Est-ce que votre but est d’un jour rentrer dans des galeries et des musées ?
Ce n’est pas mon obsession, le plus important pour moi est de faire quelque chose que j’aime. Il y a des personnes qui sont contre les galeries alors qu’ils ont déposé des dossiers pour y entrer. Ils ne sont pas acceptés alors ils les rejettent un peu de manière automatique. Mais tout le monde veut vivre de sa peinture. Moi je préfère vendre mes peintures et passer mon temps à peindre, plutôt que de bosser à côté et avoir moins de temps pour la peinture.
>>> Flash Forward <<<
Retour en 2017, Speedy Graphito n’est plus considéré comme un vandale, mais comme un pionnier. Aujourd’hui il vit de sa peinture, comme il en a toujours rêvé. Par le prisme de sa carrière, il fait le point sur ce qu’est devenu le street-art aujourd’hui.
Qu’est ce que vous affectionnez aujourd’hui ?
On peut dire que je suis un peu revenu aux origines. Au début de ta carrière tu reproduis beaucoup de tableaux pour apprendre les techniques. Aujourd’hui j’aime bien mixer les différentes périodes de l’art, ça me permet de m’intéresser à beaucoup d’artistes. Je mélange les styles et les techniques et je m’en amuse. Je continue d’affectionner les grands supports, et notamment les murs spectaculaires.
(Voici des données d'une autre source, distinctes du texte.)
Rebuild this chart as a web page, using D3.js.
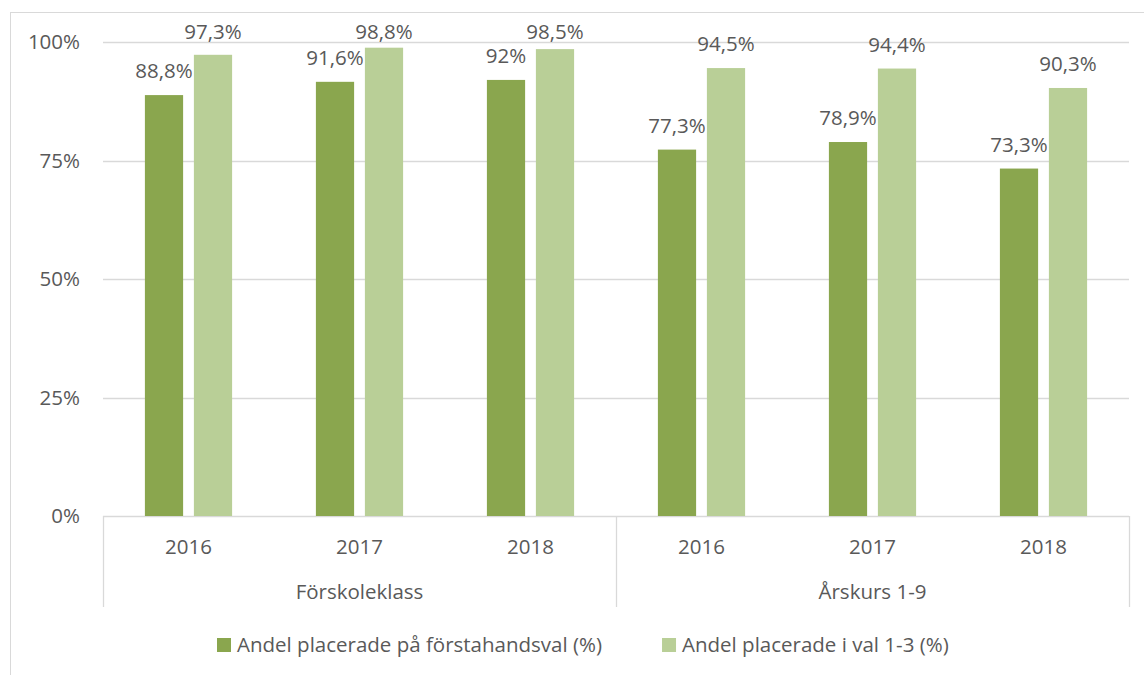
<!DOCTYPE html>
<html>
<head>
<meta charset="utf-8">
<script src="https://cdn.jsdelivr.net/npm/d3@7"></script>
<style>
  body { margin: 0; background: #fff; }
  svg text { font-family: "Open Sans", sans-serif; fill: #595959; font-size: 20.5px; }
</style>
</head>
<body>
<svg id="chart" width="1144" height="675"></svg>
<script>
// data
const groups = ['Förskoleklass', 'Årskurs 1-9'];
const years = ['2016', '2017', '2018'];
const seriesNames = ['Andel placerade på förstahandsval (%)', 'Andel placerade i val 1-3 (%)'];
const firstChoice = [88.8, 91.6, 92, 77.3, 78.9, 73.3];
const choice1to3 = [97.3, 98.8, 98.5, 94.5, 94.4, 90.3];
const yTicks = [0, 25, 50, 75, 100];

const colors = ['#8aa64e', '#b9cf97'];
const gridColor = '#d9d9d9';
const fmt = v => String(v).replace('.', ',') + '%';

const svg = d3.select('#chart');
const plot = {left: 103, right: 1129, top: 42, bottom: 516};

// outer chart frame
svg.append('rect')
    .attr('x', 10.5).attr('y', 12.5)
    .attr('width', 1200).attr('height', 700)
    .attr('fill', 'none')
    .attr('stroke', gridColor);

// categories: group|year
const cats = [];
groups.forEach(g => years.forEach(y => cats.push(g + '|' + y)));

const xScale = d3.scaleBand()
    .domain(cats)
    .range([plot.left, plot.right])
    .paddingInner(0.49)
    .paddingOuter(0.245);
const xInner = d3.scaleBand()
    .domain([0, 1])
    .range([0, xScale.bandwidth()])
    .paddingInner(0.22);
const yScale = d3.scaleLinear()
    .domain([0, 100])
    .range([plot.bottom, plot.top]);

// gridlines
svg.append('g')
    .selectAll('line')
    .data(yTicks)
    .join('line')
        .attr('x1', plot.left).attr('x2', plot.right)
        .attr('y1', d => Math.round(yScale(d)) + 0.5)
        .attr('y2', d => Math.round(yScale(d)) + 0.5)
        .attr('stroke', gridColor)
        .attr('stroke-width', 1.3);

// y axis labels
svg.append('g')
    .selectAll('text')
    .data(yTicks)
    .join('text')
        .attr('x', 80)
        .attr('y', d => yScale(d))
        .attr('dy', '0.35em')
        .attr('text-anchor', 'end')
        .text(d => d + '%');

// bars + data labels
const rows = cats.map((c, i) => ({cat: c, values: [firstChoice[i], choice1to3[i]]}));
const barG = svg.append('g');
rows.forEach(row => {
    row.values.forEach((v, s) => {
        const x = xScale(row.cat) + xInner(s);
        barG.append('rect')
            .attr('x', x)
            .attr('y', yScale(v))
            .attr('width', xInner.bandwidth())
            .attr('height', plot.bottom - yScale(v))
            .attr('fill', colors[s]);
        barG.append('text')
            .attr('x', x + xInner.bandwidth() / 2)
            .attr('y', Math.max(yScale(v) - 24, 32))
            .attr('dy', '0.35em')
            .attr('text-anchor', 'middle')
            .text(fmt(v));
    });
});

// category axis: year labels and group separators
const axisBottom = 607;
const sepX = [plot.left, (xScale(cats[2]) + xScale.step() - xScale.step() * xScale.paddingInner() / 2), plot.right];
svg.append('g')
    .selectAll('line')
    .data(sepX)
    .join('line')
        .attr('x1', d => Math.round(d) + 0.5).attr('x2', d => Math.round(d) + 0.5)
        .attr('y1', plot.bottom).attr('y2', axisBottom)
        .attr('stroke', gridColor)
        .attr('stroke-width', 1.3);

svg.append('g')
    .selectAll('text')
    .data(cats)
    .join('text')
        .attr('x', d => xScale(d) + xScale.bandwidth() / 2)
        .attr('y', 547)
        .attr('dy', '0.35em')
        .attr('text-anchor', 'middle')
        .text(d => d.split('|')[1]);

svg.append('g')
    .selectAll('text')
    .data(groups)
    .join('text')
        .attr('x', (d, i) => (sepX[i] + sepX[i + 1]) / 2)
        .attr('y', 592)
        .attr('dy', '0.35em')
        .attr('text-anchor', 'middle')
        .text(d => d);

// legend
const legend = svg.append('g');
let lx = 217;
seriesNames.forEach((name, i) => {
    legend.append('rect')
        .attr('x', lx).attr('y', 638)
        .attr('width', 14).attr('height', 14)
        .attr('fill', colors[i]);
    const t = legend.append('text')
        .attr('x', lx + 20)
        .attr('y', 645)
        .attr('dy', '0.35em')
        .text(name);
    lx += 20 + t.node().getComputedTextLength() + 60;
});
</script>
</body>
</html>
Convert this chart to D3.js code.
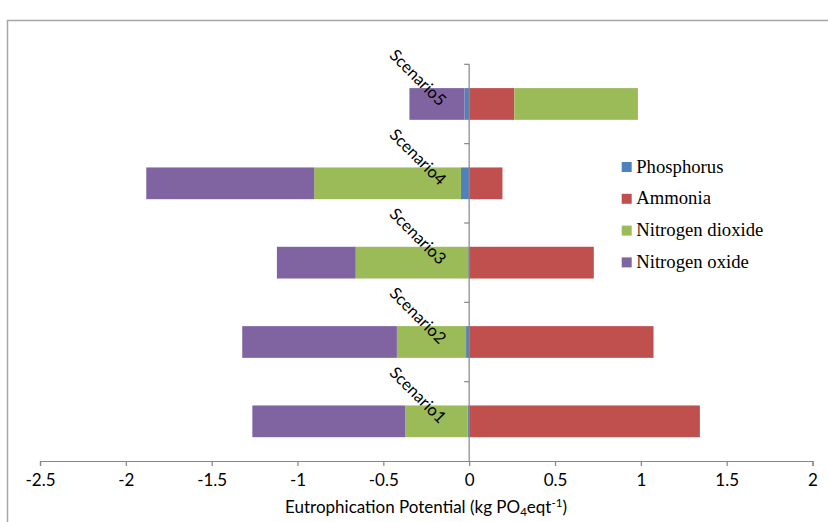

Mais pas non plus trop grands, sinon on travaille à l’arrache.
aVous partagez votre vie entre la France et Miami, pourquoi avoir fait ce choix ?
Là-bas personne ne me connaissait quand je suis arrivé. C’était un terrain vierge, les gens n’avaient pas de référence et c’était une liberté supplémentaire pour moi. Je n’avais pas d’étiquette à emmener ailleurs. Et si je réussis là-bas, je réussirai en France. C’est difficile d’être un artiste français en France.
Ne considérez-vous pas avoir déjà réussi aux vues de vos 30 années de carrière ?
Aujourd’hui je n’ai pas d’achat de musée alors que j’ai l’impression de faire partie de la culture de mon pays et que je suis quelqu’un d’influent dans l’art français. Ce que je fais reste encore un art conceptuel. Mon succès je le dois aux collectionneurs et aux gens de la rue, mais pas à ces gens-là. Et ils n’aiment pas trop qu’on réussisse sans eux, car ce sont eux qui décident qui est artiste.
Aujourd’hui quel genre d’artiste êtes-vous ?
J’ai le sentiment d’être un journal de bord, un témoin de mon époque. J’essaye d’évoluer en même temps que le monde, d’apporter d’autres techniques mais sans rompre avec le passé. J’ai l’impression d’emmener les gens ailleurs, j’ai toujours cherché de faire quelque chose de nouveau. Dès que quelque chose cartonne j’arrête pour ne pas qu’on me colle d’étiquette et j’explore de nouveau style.